I know you're not this dense. The first bolded is the status quo. It is not the possibility it is the reality. But your solution is to keep the status quo so that what .... those poor kids still can't get to the school because they don't have bussing?
The second bolded is just simply wrong, which is my main point. If no kids who need buses ever apply or attend, then the charter never gets the money in the first place. The money follows the kid, like disability funding or cross-county funding. How can the charter keep money that it doesn't get because the kid never goes there? The only way for the charter to get the money is if the kid attends, which requires the bus. Which is why your hypothetical is irrelevant.
Well, since you called me dense, I'm not going to let you have the last word after all.
Here's the deal. My wife works at Pilot Elementary in Greensboro right now. There is a busing zone for Pilot. We agree so far since you're constantly bringing up busing zones. The zone includes some middle class, blue collar, and low income housing, including some public housing.
A charter school gets set up outside the zone. The middle class and blue collar and a few low income kids get in. It doesn't bus, so only the ones who have cars can attend. The poorest kids with the crappiest home lives and no cars cannot attend, even if their parents could bestir themselves to apply. Pilot Elementary, therefore, now sees the average intelligence and behavior levels of its student population go down across the board. Pilot Elementary is not saving any money on the kids who have left and don't ride the bus anymore, because (a) they probably never rode it to begin with, and (b) those buses have to run throughout the zone anyway, and a few empty seats makes little difference. Pilot is still obligated to provide transportation, and rightfully gets money to do so.
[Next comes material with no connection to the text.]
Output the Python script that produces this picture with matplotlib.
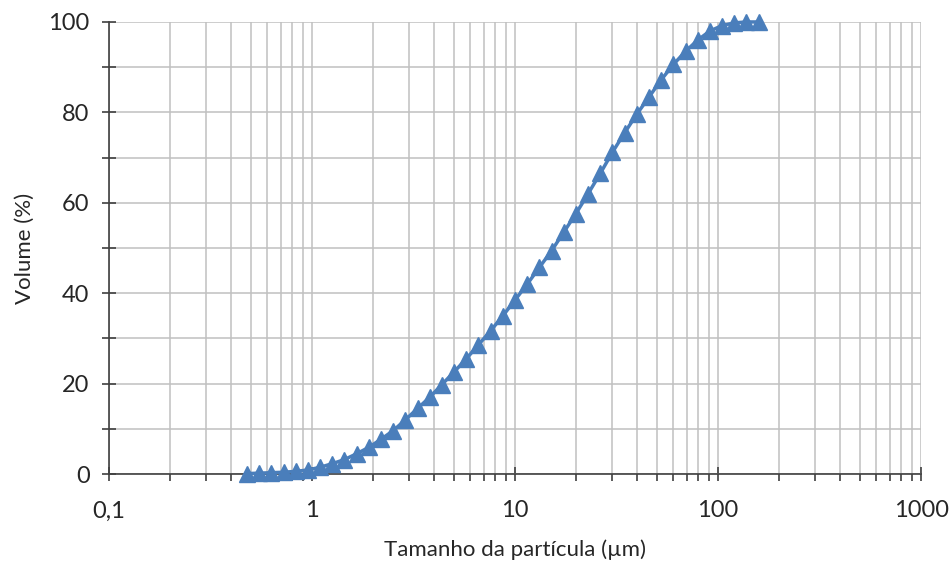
import matplotlib
matplotlib.use("Agg")
import matplotlib.pyplot as plt
from matplotlib.ticker import FixedLocator, FuncFormatter, LogLocator, NullFormatter

plt.rcParams['font.family'] = ['Lato', 'DejaVu Sans']

# particle size classes (um) and cumulative volume (%)
tamanho = [0.479, 0.550, 0.631, 0.724, 0.832, 0.955, 1.096, 1.259, 1.445, 1.660,
           1.905, 2.188, 2.512, 2.884, 3.311, 3.802, 4.365, 5.012, 5.754, 6.607,
           7.586, 8.710, 10.00, 11.48, 13.18, 15.14, 17.38, 19.95, 22.91, 26.30,
           30.20, 34.67, 39.81, 45.71, 52.48, 60.26, 69.18, 79.43, 91.20, 104.7,
           120.2, 138.0, 158.5]
volume = [0.1, 0.2, 0.3, 0.4, 0.6, 0.9, 1.5, 2.3, 3.2, 4.5,
          5.9, 7.7, 9.6, 12.0, 14.5, 17.0, 19.8, 22.6, 25.5, 28.6,
          31.7, 35.0, 38.5, 42.0, 45.7, 49.4, 53.5, 57.6, 62.0, 66.5,
          71.2, 75.5, 79.6, 83.4, 87.2, 90.6, 93.5, 96.0, 98.0, 99.2,
          99.8, 100.0, 100.0]

fig = plt.figure(figsize=(9.52, 5.63), dpi=100)
ax = fig.add_axes([0.1145, 0.158, 0.853, 0.803])

ax.plot(tamanho, volume, color='#4a7ebb', lw=2.5, marker='^', ms=12,
        markeredgecolor='#4a7ebb', zorder=3, clip_on=False)

ax.set_xscale('log')
ax.set_xlim(0.1, 1000)
ax.set_ylim(0, 100)

ax.xaxis.set_major_locator(LogLocator(base=10, numticks=10))
ax.xaxis.set_minor_locator(LogLocator(base=10, subs=range(2, 10), numticks=20))
ax.xaxis.set_minor_formatter(NullFormatter())
ax.xaxis.set_major_formatter(FuncFormatter(lambda v, p: ('%g' % v).replace('.', ',')))
ax.yaxis.set_major_locator(FixedLocator([0, 20, 40, 60, 80, 100]))
ax.yaxis.set_minor_locator(FixedLocator([10, 30, 50, 70, 90]))

ax.grid(True, which='both', color='#c0c0c0', lw=1.1)
ax.set_axisbelow(True)

for s in ['top', 'right']:
    ax.spines[s].set_visible(False)
for s in ['left', 'bottom']:
    ax.spines[s].set_color('#404040')
    ax.spines[s].set_linewidth(1.2)

ax.tick_params(axis='both', which='major', direction='inout', length=10, width=1.2,
               color='#404040', labelsize=17, labelcolor='#262626')
ax.tick_params(axis='y', which='minor', direction='inout', length=10, width=1.2, color='#404040')
ax.tick_params(axis='x', which='minor', direction='out', length=5, width=1.2, color='#404040')
ax.tick_params(axis='x', which='major', pad=14)
ax.tick_params(axis='y', which='major', pad=9)

ax.set_xlabel('Tamanho da partícula (µm)', fontsize=16, color='#262626', labelpad=13)
ax.set_ylabel('Volume (%)', fontsize=16, color='#262626', labelpad=10)

fig.savefig('out.png', dpi=100)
Now, under the proposed legislation, the "money would follow the child". So those kids who left - who never rode the bus and don't need it now - lived in the zone. Money is to be extracted from that zone and allocated to the charter, following those kids. Under the legislation, the charter has no obligation to establish a bus system to go into the Pilot zone, or anywhere else, and provide transportation to students who live in the Pilot zone. They just get to use the money however they see fit - one of the legislators called it "seed money" - to improve the charter school. Pilot has less money to serve needier kids, because, again, zero money is being saved on the kids who left.
All I am saying is that the bus money should only follow a child if (a) the child needs transportation and (b) the charter school has an obligation to provide it. If the charter school your kid goes to wants to establish a busing system to reach low income kids, I think that is great. That problem could be solved in a number of ways, perhaps by the legislature establishing a grant program and allocating funds for charters to apply for by showing they have a plan to establish busing. The "money follows the child" scheme in the proposed legislation is simply a way to defund and disadvantage traditional public schools and increase economic and racial segregation.
I hope that is clear enough for you to understand. I am not the one being dense here. Neither are the people in Raleigh. They understand this quite well, and have done an excellent job convincing people like you that "money following the child" is just, fair, equitable, and the 'Merican way. They didn't get their way this time but I'm sure they will next session.